> [Data rows]
------------------------------------------------------------------------

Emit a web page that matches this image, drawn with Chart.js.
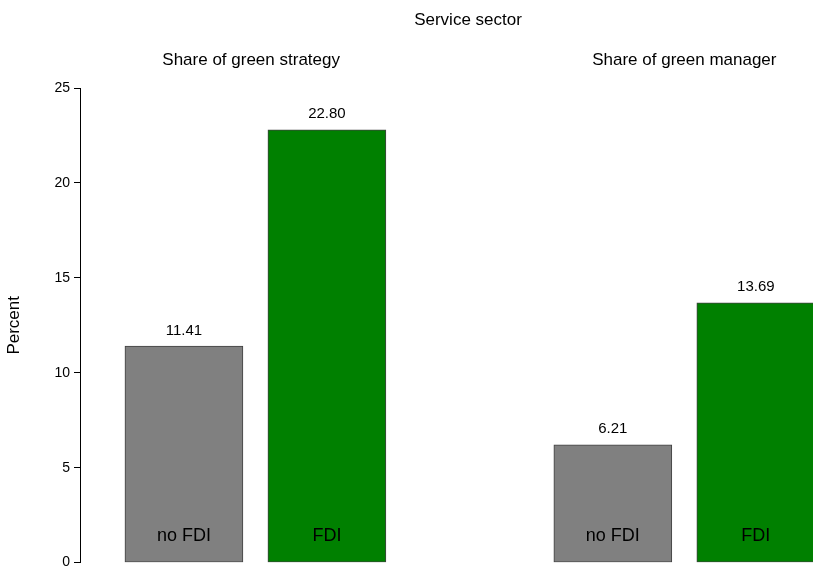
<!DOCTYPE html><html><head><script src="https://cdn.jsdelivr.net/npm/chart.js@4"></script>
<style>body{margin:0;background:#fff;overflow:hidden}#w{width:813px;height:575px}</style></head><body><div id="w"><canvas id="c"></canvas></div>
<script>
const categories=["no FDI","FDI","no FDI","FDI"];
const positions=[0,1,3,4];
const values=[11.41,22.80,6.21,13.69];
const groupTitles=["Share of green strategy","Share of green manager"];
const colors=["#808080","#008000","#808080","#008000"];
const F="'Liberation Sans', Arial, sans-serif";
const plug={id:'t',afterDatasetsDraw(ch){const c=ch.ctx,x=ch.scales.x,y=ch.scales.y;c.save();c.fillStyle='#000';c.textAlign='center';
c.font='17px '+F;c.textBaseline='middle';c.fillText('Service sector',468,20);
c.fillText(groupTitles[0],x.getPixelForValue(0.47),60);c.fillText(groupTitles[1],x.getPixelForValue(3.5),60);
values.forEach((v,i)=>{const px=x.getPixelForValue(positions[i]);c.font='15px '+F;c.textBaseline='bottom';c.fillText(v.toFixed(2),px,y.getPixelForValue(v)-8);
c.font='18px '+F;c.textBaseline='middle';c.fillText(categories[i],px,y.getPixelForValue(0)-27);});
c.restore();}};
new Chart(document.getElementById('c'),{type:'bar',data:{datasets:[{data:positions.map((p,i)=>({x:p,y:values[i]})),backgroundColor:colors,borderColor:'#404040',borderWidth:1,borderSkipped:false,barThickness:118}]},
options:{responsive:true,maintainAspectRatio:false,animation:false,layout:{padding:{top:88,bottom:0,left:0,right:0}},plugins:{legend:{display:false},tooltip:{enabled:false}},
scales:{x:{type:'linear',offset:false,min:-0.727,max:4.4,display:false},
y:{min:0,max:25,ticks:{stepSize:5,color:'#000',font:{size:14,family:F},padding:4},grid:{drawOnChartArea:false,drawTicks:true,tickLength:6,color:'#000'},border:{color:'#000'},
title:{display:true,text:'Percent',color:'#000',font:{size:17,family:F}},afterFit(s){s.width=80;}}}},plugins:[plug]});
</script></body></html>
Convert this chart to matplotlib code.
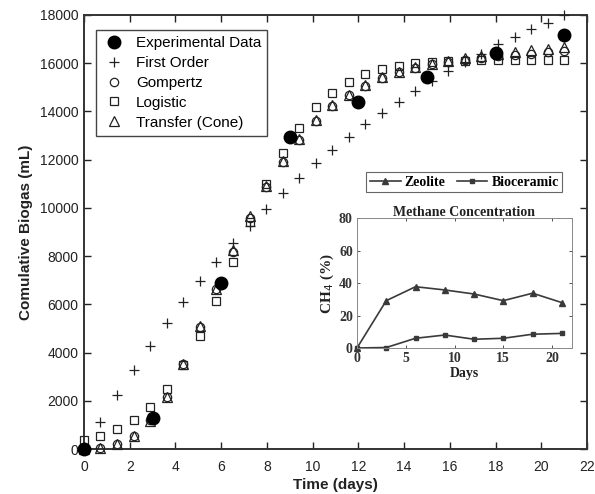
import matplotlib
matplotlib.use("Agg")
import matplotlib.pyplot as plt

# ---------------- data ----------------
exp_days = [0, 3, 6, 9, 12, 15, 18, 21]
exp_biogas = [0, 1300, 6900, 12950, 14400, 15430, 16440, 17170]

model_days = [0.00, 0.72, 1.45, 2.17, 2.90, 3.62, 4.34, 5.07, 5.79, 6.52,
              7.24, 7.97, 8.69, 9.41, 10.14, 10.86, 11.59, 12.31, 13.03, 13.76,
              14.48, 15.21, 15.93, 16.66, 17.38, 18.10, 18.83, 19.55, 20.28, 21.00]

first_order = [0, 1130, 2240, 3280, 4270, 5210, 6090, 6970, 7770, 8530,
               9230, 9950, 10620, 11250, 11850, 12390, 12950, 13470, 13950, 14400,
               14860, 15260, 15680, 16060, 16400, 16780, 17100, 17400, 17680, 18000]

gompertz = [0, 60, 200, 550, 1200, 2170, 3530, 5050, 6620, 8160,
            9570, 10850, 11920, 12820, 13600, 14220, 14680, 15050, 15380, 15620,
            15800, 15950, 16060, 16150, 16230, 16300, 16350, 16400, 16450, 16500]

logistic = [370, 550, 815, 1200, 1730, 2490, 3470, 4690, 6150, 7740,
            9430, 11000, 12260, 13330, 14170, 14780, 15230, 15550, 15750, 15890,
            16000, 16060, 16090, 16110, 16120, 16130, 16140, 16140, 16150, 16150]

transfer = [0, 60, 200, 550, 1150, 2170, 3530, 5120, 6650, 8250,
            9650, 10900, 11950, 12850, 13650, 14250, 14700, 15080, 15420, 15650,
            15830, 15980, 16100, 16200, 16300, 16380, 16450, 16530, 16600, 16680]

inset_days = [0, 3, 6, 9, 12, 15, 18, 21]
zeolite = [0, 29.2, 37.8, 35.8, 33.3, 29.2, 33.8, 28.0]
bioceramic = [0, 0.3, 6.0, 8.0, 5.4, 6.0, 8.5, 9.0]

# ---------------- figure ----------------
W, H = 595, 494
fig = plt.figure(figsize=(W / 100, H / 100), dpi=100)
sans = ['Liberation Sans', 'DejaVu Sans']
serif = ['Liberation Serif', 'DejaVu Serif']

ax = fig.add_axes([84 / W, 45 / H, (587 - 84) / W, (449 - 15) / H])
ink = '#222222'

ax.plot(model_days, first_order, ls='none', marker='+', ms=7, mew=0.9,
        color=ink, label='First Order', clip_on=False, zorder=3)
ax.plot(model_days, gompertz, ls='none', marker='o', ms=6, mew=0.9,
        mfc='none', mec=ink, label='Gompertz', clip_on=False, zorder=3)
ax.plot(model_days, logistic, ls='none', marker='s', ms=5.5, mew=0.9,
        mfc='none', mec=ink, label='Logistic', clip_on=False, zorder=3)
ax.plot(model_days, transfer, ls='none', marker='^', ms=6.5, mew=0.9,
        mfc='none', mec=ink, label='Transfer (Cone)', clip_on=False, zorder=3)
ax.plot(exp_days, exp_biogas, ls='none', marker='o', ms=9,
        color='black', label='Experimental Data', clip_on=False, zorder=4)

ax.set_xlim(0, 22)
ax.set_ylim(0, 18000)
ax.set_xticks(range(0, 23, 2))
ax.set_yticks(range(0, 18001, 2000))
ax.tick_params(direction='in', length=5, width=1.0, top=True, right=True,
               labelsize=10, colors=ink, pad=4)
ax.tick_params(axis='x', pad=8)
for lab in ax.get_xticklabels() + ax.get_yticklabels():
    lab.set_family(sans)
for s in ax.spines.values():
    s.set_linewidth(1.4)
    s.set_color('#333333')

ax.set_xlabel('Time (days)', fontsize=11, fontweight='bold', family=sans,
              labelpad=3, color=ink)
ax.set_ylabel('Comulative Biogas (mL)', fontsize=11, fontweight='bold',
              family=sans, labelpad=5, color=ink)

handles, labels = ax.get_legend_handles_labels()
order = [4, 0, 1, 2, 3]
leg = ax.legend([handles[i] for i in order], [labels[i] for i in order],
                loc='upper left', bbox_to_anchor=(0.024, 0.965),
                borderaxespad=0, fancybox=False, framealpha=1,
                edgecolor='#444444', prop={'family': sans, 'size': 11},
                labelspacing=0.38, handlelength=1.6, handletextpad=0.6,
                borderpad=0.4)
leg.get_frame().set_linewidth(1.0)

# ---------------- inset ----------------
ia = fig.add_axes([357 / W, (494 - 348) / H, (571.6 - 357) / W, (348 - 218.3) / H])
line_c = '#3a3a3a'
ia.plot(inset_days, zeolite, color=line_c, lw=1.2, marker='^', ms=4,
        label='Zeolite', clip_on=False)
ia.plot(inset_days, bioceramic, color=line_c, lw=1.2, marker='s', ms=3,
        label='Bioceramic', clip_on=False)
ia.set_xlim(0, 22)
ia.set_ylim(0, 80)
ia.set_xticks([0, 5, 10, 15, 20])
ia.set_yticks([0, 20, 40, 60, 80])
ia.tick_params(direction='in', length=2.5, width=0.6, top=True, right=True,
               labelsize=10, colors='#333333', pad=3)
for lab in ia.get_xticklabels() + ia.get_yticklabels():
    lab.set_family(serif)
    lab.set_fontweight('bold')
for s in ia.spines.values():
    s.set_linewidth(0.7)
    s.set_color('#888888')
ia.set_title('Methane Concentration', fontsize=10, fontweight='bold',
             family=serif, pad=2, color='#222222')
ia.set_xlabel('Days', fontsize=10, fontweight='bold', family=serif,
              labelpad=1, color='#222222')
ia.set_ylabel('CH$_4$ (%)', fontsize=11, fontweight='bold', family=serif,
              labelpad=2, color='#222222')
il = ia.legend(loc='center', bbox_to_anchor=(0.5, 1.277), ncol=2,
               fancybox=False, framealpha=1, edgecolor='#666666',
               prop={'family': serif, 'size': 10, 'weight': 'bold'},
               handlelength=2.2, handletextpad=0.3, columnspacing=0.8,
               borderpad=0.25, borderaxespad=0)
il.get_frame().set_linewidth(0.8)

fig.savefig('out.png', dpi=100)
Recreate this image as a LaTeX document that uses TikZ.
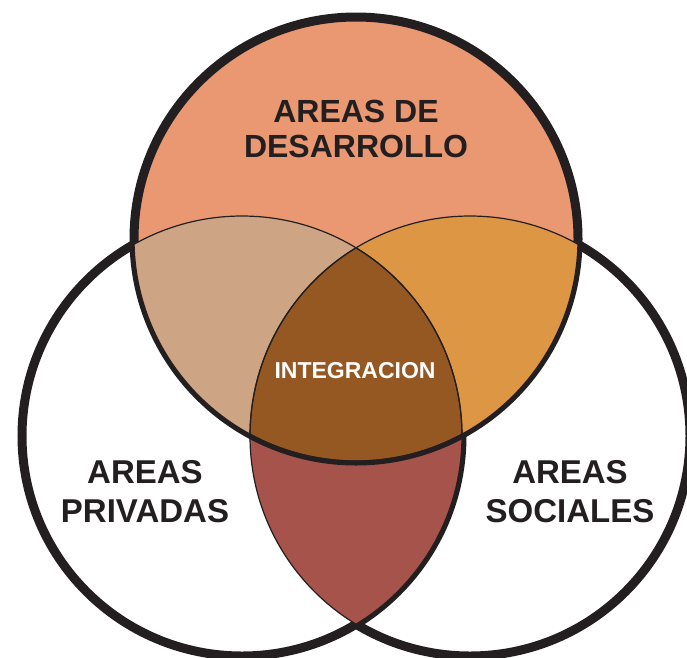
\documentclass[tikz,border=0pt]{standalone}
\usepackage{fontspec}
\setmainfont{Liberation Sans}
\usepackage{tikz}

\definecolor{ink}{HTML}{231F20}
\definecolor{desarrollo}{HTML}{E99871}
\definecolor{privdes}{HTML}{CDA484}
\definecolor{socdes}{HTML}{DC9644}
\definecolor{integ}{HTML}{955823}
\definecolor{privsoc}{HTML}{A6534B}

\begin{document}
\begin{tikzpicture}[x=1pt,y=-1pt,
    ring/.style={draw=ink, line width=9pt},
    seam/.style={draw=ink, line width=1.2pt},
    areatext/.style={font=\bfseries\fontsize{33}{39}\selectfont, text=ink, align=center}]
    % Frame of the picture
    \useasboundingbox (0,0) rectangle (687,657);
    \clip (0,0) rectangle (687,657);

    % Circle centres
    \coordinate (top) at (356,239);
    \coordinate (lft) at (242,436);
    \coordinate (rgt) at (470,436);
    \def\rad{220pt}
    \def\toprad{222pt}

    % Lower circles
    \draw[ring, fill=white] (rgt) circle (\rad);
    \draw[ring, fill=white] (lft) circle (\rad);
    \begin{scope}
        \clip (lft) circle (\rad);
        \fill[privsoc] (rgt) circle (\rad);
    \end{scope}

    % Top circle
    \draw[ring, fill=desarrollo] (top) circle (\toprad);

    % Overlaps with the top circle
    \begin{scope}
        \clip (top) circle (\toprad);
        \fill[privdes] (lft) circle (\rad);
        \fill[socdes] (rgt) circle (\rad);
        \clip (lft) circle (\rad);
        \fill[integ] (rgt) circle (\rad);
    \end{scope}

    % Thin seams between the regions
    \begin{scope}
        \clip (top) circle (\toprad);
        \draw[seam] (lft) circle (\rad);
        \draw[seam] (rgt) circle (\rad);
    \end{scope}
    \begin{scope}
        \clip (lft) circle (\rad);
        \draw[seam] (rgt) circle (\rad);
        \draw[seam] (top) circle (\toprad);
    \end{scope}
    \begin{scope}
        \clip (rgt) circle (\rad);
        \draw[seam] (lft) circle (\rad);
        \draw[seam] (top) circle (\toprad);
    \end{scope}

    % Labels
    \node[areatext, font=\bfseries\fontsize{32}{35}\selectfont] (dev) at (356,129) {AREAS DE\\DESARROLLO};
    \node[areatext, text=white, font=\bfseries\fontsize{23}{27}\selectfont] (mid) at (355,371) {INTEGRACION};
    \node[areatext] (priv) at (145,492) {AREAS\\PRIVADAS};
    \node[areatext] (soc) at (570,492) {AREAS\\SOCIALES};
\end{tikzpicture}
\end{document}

------------------------------------------------------------------------

Using the records above, list each line that includes "this".

> [The output]
Emit a web page that matches this image, drawn with Chart.js.
Convert this chart to matplotlib code.
Recreate this image as a LaTeX document that uses TikZ.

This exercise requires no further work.